With apologies to the Rest of Canada, this is a heads-up about a rare treat for cinephiles and/or Rolling Stones fans in the Toronto area. On Jan. 17 at 6:30 p.m., in the largest cinema at the Lightbox, TIFF’s Cinematheque will hold a free screening of C***sucker Blues, Robert Frank‘s notorious backstage documentary of the Stones’ 1972 Exile on Main Street tour. It’s an unreleased film with a title based on a deliberately unreleasable song that the band recorded to fulfill a Decca Records contract. “It’s a f***ing good film, Robert,” Mick Jagger is said to have told Frank at the time, “but if it shows in America we’ll never be allowed in the country again.” When you see it, you’ll understand why. Its raw, fly-on-the-wall footage captures candid scenes of sex and drug-taking, most memorably on a plane. The Stones gave Frank full access, but then sued to prevent the film’s release, and after legal wrangling over whether the filmmaker or the band owned the copyright, a court order restricted the film to being shown no more than five times per year, and only with the director present (a Solomonic verdict that ranks with the one from an Ontario judge who ordered Keith Richards to play a concert for the blind after his Toronto heroin bust).
This is the first time Frank’s film has been shown in Toronto since he hosted a screening in 1984. I was attended that one, and what struck me at the time was the content, the backstage debauchery. But when I saw it a second time at a recent TIFF screening, in this era of celebrity sex tapes and push-button porn, its giddy scenes of boys gone bad now seem like quaint artifacts of a more innocent time. Instead, I was blown away by a lost style of filmmaking—the spontaneous composition, the shrewd editing, and Frank’s detached, deadpan perspective. Also, seeing this film in 2014 versus 1984 changes its patina entirely. I’m not talking about the film stock—TIFF is showing a richly restored digital transfer of the original 16 mm and 8 mm footage—but the way a movie filmed so utterly in the moment has crystallized into a cultural time capsule.
Unlike Gimme Shelter, the Maysles’ Altamont classic, it’s not a heroic portrayal of the Stones. Shot just two years later, it’s drenched in ennui. What can you say about a film whose junkie sound man becomes a principal character as we watch him acquire what turns out to be a fatal addiction? They don’t make vérité like this any more.
Amid the backstage circus, which is shot in black-and-white, there are splashes of concert footage in colour, including the Stones jamming Satisfaction with Stevie Wonder. But the musical episodes seem like routine concessions to fandom in a portrait that never seems besotted with its rock-star subjects. There are sublime moments that just seem to be stumbled across: a long take of Mick sitting in a hotel room with Keith as they listen to a first pressing of Happy; a time-lapse still life of Keith on a bench in an arena locker room, gradually crumpling into someone’s arms and nodding off in a posture of a rock’n'roll Pietà.
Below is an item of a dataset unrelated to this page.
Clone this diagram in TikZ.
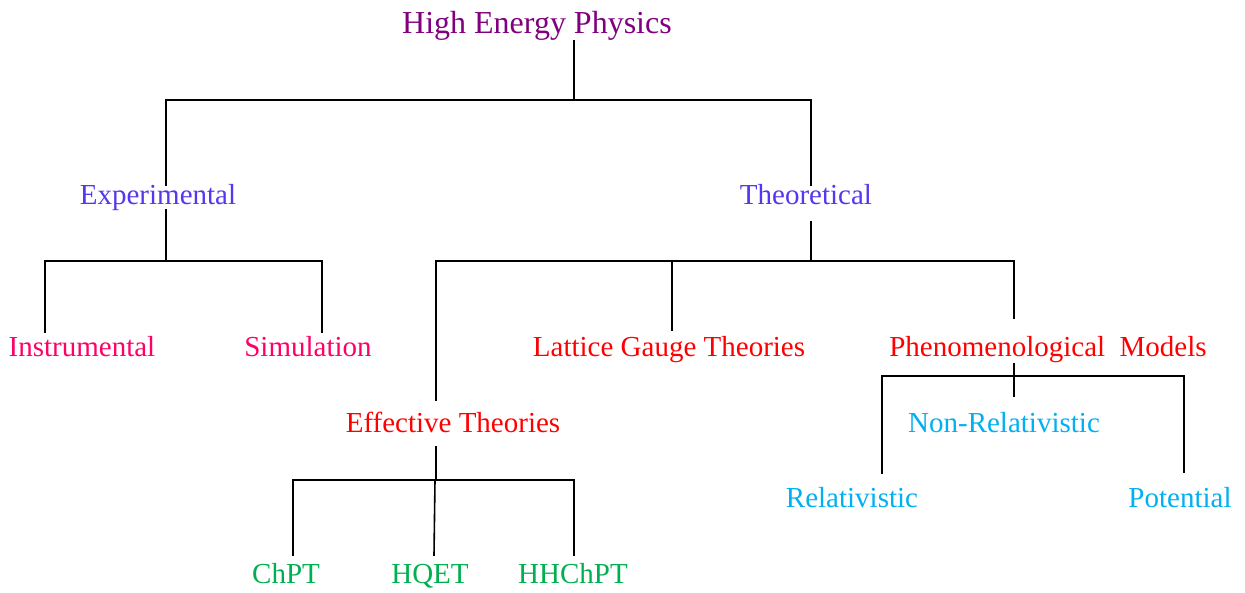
\documentclass[tikz,border=0pt]{standalone}
\usepackage{fontspec}
\setmainfont{Liberation Serif}
\definecolor{cpurple}{RGB}{128,0,128}
\definecolor{cblue}{RGB}{85,55,240}
\definecolor{cpink}{RGB}{255,0,102}
\definecolor{cred}{RGB}{255,0,0}
\definecolor{ccyan}{RGB}{0,176,240}
\definecolor{cgreen}{RGB}{0,176,80}
\tikzset{
  lbl/.style={anchor=base, inner sep=0pt, font=\fontsize{29}{34}\selectfont},
  title/.style={lbl, font=\fontsize{32}{38}\selectfont, text=cpurple},
  lvla/.style={lbl, text=cblue},
  lvlb/.style={lbl, text=cpink},
  lvlc/.style={lbl, text=cred},
  lvld/.style={lbl, text=ccyan},
  lvle/.style={lbl, text=cgreen},
  wire/.style={draw=black, line width=1.6pt, line cap=rect}
}
\begin{document}
\begin{tikzpicture}[x=1pt, y=-1pt]
\useasboundingbox (0,0) rectangle (1245,592);
% nodes
\node[title] (hep) at (537,33) {High Energy Physics};
\node[lvla] (exp) at (158,204.5) {Experimental};
\node[lvla] (theo) at (806,204.5) {Theoretical};
\node[lvlb] (instr) at (82,356.5) {Instrumental};
\node[lvlb] (sim) at (308,356.5) {Simulation};
\node[lvlc] (lat) at (669,356.5) {Lattice Gauge Theories};
\node[lvlc] (phen) at (1048,356.5) {Phenomenological\ \ Models};
\node[lvlc] (eff) at (453,432.5) {Effective Theories};
\node[lvld] (nonrel) at (1004,432.5) {Non-Relativistic};
\node[lvld] (rel) at (852,507.5) {Relativistic};
\node[lvld] (pot) at (1180,507.5) {Potential};
\node[lvle] (chpt) at (286,583.5) {ChPT};
\node[lvle] (hqet) at (430,583.5) {HQET};
\node[lvle] (hhchpt) at (573,583.5) {HHChPT};
% junction coordinates
\coordinate (hepA) at (574,41);
\coordinate (hepJ) at (574,100);
\coordinate (expT) at (166,185);
\coordinate (theoT) at (811,185);
\coordinate (expB) at (166,210);
\coordinate (expJ) at (166,261);
\coordinate (instrT) at (45,332);
\coordinate (simT) at (322,332);
\coordinate (theoB) at (811,222);
\coordinate (theoJ) at (811,261);
\coordinate (effT) at (436,400);
\coordinate (latT) at (672,330);
\coordinate (phenT) at (1014,318);
\coordinate (effB) at (436,447);
\coordinate (effJ) at (435,480);
\coordinate (chptT) at (293,555);
\coordinate (hqetT) at (434,555);
\coordinate (hhchptT) at (574,555);
\coordinate (phenB) at (1014,364);
\coordinate (phenJ) at (1014,376);
\coordinate (nonrelT) at (1014,396);
\coordinate (relT) at (882,473);
\coordinate (potT) at (1184,472);
% connectors
\draw[wire] (hepA) -- (hepJ);
\draw[wire] (expT) |- (hepJ) -| (theoT);
\draw[wire] (expB) -- (expJ);
\draw[wire] (instrT) |- (expJ) -| (simT);
\draw[wire] (theoB) -- (theoJ);
\draw[wire] (effT) |- (theoJ) -| (phenT);
\draw[wire] (latT) -- (latT |- theoJ);
\draw[wire] (effB) -- (effB |- effJ);
\draw[wire] (chptT) |- (effJ) -| (hhchptT);
\draw[wire] (effJ) -- (hqetT);
\draw[wire] (phenB) -- (nonrelT);
\draw[wire] (relT) |- (phenJ) -| (potT);
\end{tikzpicture}
\end{document}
And there’s a sweet excursion down a country road where the boys look for an authentic American diner while Mick gasps with relief that they’re finally not hanging around with 39 people.
That entourage, rather than the band, is the most sordid part of the scene. By the time I interviewed Mick and Keith, as they were launching slick tours staged by Michael Cohl in Toronto, their entourage had been reduced to nub, unless you count Keith’s pipe-smoking dad sitting in a corner by his amp. But in 1972, the nihilist inertia of camp-followers hangs around the band like a bad smell. Meanwhile luminaries come and go, from Dick Cavett to Andy Warhol and Truman Capote, yet Frank’s non-starstruck camera doesn’t give them a second glance.
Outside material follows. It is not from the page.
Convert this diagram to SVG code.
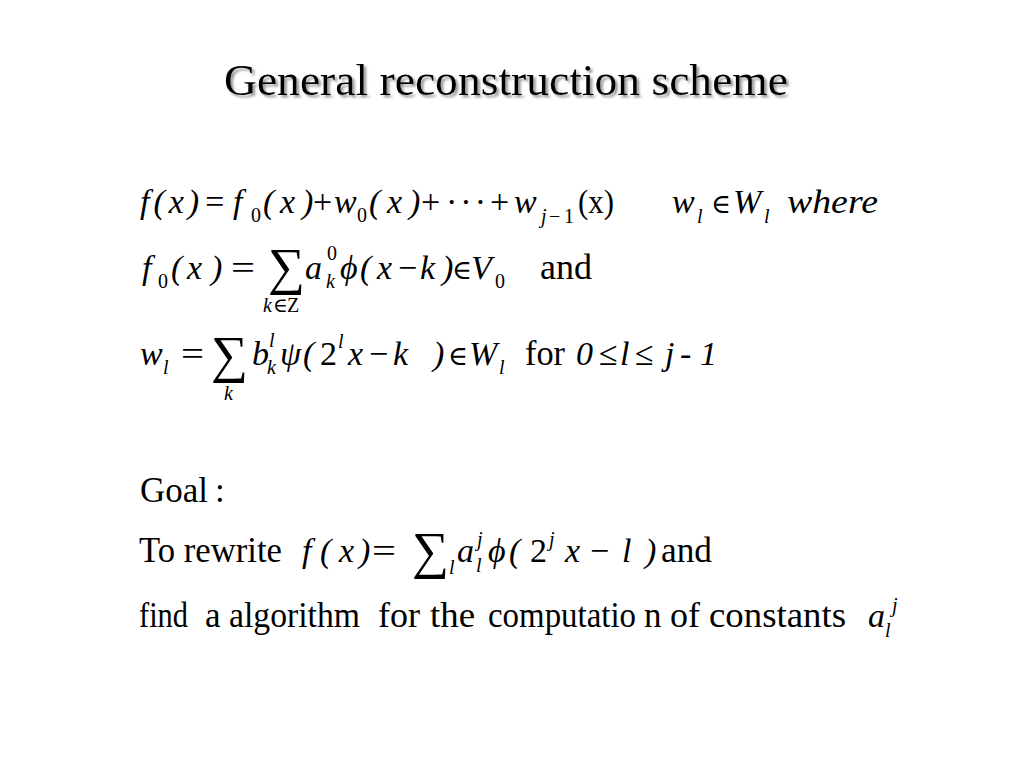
<svg xmlns="http://www.w3.org/2000/svg" width="1024" height="768" viewBox="0 0 1024 768">
<defs>
<filter id="shadow" x="-5%" y="-20%" width="110%" height="150%">
<feDropShadow dx="2.5" dy="2.5" stdDeviation="1" flood-color="#808080" flood-opacity="0.8"/>
</filter>
<style>
text{font-family:"Liberation Serif","DejaVu Serif",serif;fill:#000}
.i{font-style:italic}
.m{font-size:34px}
.s{font-size:20px}
.g{font-size:35px}
.e{font-size:27px}
.sum{font-size:52px}
</style>
</defs>
<rect width="1024" height="768" fill="#fff"/>
<g id="title">
<text x="224" y="95" font-size="45" textLength="564" lengthAdjust="spacingAndGlyphs" filter="url(#shadow)">General reconstruction scheme</text>
</g>
<g id="line1">
<text class="m i" x="140" y="213" textLength="86" lengthAdjust="spacing">f(x)=</text>
<text class="m i" x="233" y="213">f</text>
<text class="s" x="251" y="222">0</text>
<text class="m i" x="263" y="213">(</text>
<text class="m i" x="280" y="213">x</text>
<text class="m i" x="302" y="213">)</text>
<text class="m" x="313" y="213">+</text>
<text class="m i" x="334" y="213">w</text>
<text class="s" x="357" y="222">0</text>
<text class="m i" x="369" y="213">(</text>
<text class="m i" x="387" y="213">x</text>
<text class="m i" x="409" y="213">)</text>
<text class="m" x="421" y="213">+</text>
<text class="m" x="446" y="213" textLength="40" lengthAdjust="spacing">···</text>
<text class="m" x="490" y="213">+</text>
<text class="m i" x="514" y="213">w</text>
<text class="s i" x="541" y="223">j</text>
<text class="s" x="549" y="223">−</text>
<text class="s" x="564" y="223">1</text>
<text class="m" x="578" y="213" textLength="36" lengthAdjust="spacingAndGlyphs">(x)</text>
<text class="m i" x="672" y="213">w</text>
<text class="s i" x="697" y="223">l</text>
<text class="e" x="711" y="213">∈</text>
<text class="m i" x="733" y="213">W</text>
<text class="s i" x="764" y="223">l</text>
<text class="m i" x="787" y="213" textLength="91" lengthAdjust="spacingAndGlyphs">where</text>
</g>
<g id="line2">
<text class="m i" x="142" y="279">f</text>
<text class="s" x="158" y="288">0</text>
<text class="m i" x="171" y="279">(</text>
<text class="m i" x="187" y="279">x</text>
<text class="m i" x="211" y="279">)</text>
<text class="m" x="231" y="279" textLength="24" lengthAdjust="spacingAndGlyphs">=</text>
<text class="sum" x="268" y="284">∑</text>
<text class="s i" x="263" y="312">k</text>
<text class="s" x="273" y="312">∈</text>
<text class="s" x="287" y="312">Z</text>
<text class="m i" x="305" y="279">a</text>
<text class="s" x="327" y="260">0</text>
<text class="s i" x="326" y="288">k</text>
<text class="m i" x="340" y="279">ϕ</text>
<text class="m i" x="360" y="279">(</text>
<text class="m i" x="377" y="279">x</text>
<text class="m" x="398" y="279">−</text>
<text class="m i" x="420" y="279">k</text>
<text class="m i" x="442" y="279">)</text>
<text class="e" x="452" y="279">∈</text>
<text class="m i" x="471" y="279">V</text>
<text class="s" x="495" y="288">0</text>
<text class="g" x="540" y="279" textLength="52" lengthAdjust="spacingAndGlyphs">and</text>
</g>
<g id="line3">
<text class="m i" x="140" y="365">w</text>
<text class="s i" x="163" y="374">l</text>
<text class="m" x="181" y="365" textLength="23" lengthAdjust="spacingAndGlyphs">=</text>
<text class="sum" x="211" y="372" font-size="56">∑</text>
<text class="s i" x="224" y="400">k</text>
<text class="m i" x="252" y="365">b</text>
<text class="s i" x="269" y="347">l</text>
<text class="s i" x="267" y="374">k</text>
<text class="m i" x="280" y="365">ψ</text>
<text class="m i" x="303" y="365">(</text>
<text class="m" x="320" y="365">2</text>
<text class="s i" x="338" y="348">l</text>
<text class="m i" x="348" y="365">x</text>
<text class="m" x="369" y="365">−</text>
<text class="m i" x="393" y="365">k</text>
<text class="m i" x="433" y="365">)</text>
<text class="e" x="448" y="365">∈</text>
<text class="m i" x="469" y="365">W</text>
<text class="s i" x="499" y="374">l</text>
<text class="g" x="525" y="365" textLength="40" lengthAdjust="spacingAndGlyphs">for</text>
<text class="m i" x="576" y="365">0</text>
<text class="m" x="599" y="365">≤</text>
<text class="m i" x="620" y="365">l</text>
<text class="m" x="635" y="365">≤</text>
<text class="m i" x="665" y="365">j</text>
<text class="m i" x="680" y="365">-</text>
<text class="m i" x="700" y="365">1</text>
</g>
<g id="goal">
<text class="g" x="140" y="502" textLength="68" lengthAdjust="spacingAndGlyphs">Goal</text>
<text class="g" x="215" y="502">:</text>
</g>
<g id="rewrite">
<text class="g" x="139" y="562" textLength="143" lengthAdjust="spacingAndGlyphs">To rewrite</text>
<text class="m i" x="302" y="562">f</text>
<text class="m i" x="320" y="562">(</text>
<text class="m i" x="339" y="562">x</text>
<text class="m i" x="359" y="562">)</text>
<text class="m" x="372" y="562" textLength="24" lengthAdjust="spacingAndGlyphs">=</text>
<text class="sum" x="412" y="568" font-size="42">∑</text>
<text class="s i" x="449" y="574">l</text>
<text class="m i" x="457" y="562">a</text>
<text class="s i" x="477" y="546">j</text>
<text class="s i" x="476" y="572">l</text>
<text class="m i" x="488" y="562">ϕ</text>
<text class="m i" x="509" y="562">(</text>
<text class="m" x="530" y="562">2</text>
<text class="s i" x="549" y="546">j</text>
<text class="m i" x="565" y="562">x</text>
<text class="m" x="590" y="562">−</text>
<text class="m i" x="622" y="562">l</text>
<text class="m i" x="645" y="562">)</text>
<text class="g" x="661" y="562" textLength="51" lengthAdjust="spacingAndGlyphs">and</text>
</g>
<g id="find">
<text class="g" x="139" y="627" textLength="49" lengthAdjust="spacingAndGlyphs">find</text>
<text class="g" x="205" y="627">a</text>
<text class="g" x="229" y="627" textLength="131" lengthAdjust="spacingAndGlyphs">algorithm</text>
<text class="g" x="378" y="627" textLength="42" lengthAdjust="spacingAndGlyphs">for</text>
<text class="g" x="430" y="627" textLength="45" lengthAdjust="spacingAndGlyphs">the</text>
<text class="g" x="488" y="627" textLength="148" lengthAdjust="spacingAndGlyphs">computatio</text>
<text class="g" x="644" y="627">n</text>
<text class="g" x="670" y="627" textLength="30" lengthAdjust="spacingAndGlyphs">of</text>
<text class="g" x="709" y="627" textLength="137" lengthAdjust="spacingAndGlyphs">constants</text>
<text class="m i" x="868" y="627">a</text>
<text class="s i" x="892" y="612">j</text>
<text class="s i" x="885" y="637">l</text>
</g>
</svg>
In a sense, C***sucker Blues is an early prototype of the kind of self-portraiture that has become YouTube currency. There are a number of scenes showing band members, especially Jagger, wielding cameras. No doubt they felt they were co-authoring a kind of clubhouse home movie. And there’s a sadly self-conscious scene of Mick and Bianca in a hotel room, playing and replaying a tinkling melody on music box over and over, as they go through the motions of a marriage in ruins. Among the gems, the best line in the movie is an aside from the barely-present guitarist Mick Taylor, who walks in on a decadent tableau and says: “I’ve never seen a hotel room blessed with such limpid ecstasy.” Or maybe he said “Olympian ecstasy.” Either way . . .
No matter how commercial and corporate the Stones have become, C***sucker Blues reminds us that Jagger—who also enlisted Jean-Luc Godard to document their recording of Sympathy for the Devil—assiduously courted the visual avant-garde. Frank, whose photography graced the cover of the Stones’ album Exile on Main St, was a far cry from a mainstream guy. The Stones gave him free rein, then buried the evidence. Fortunately they didn’t destroy it.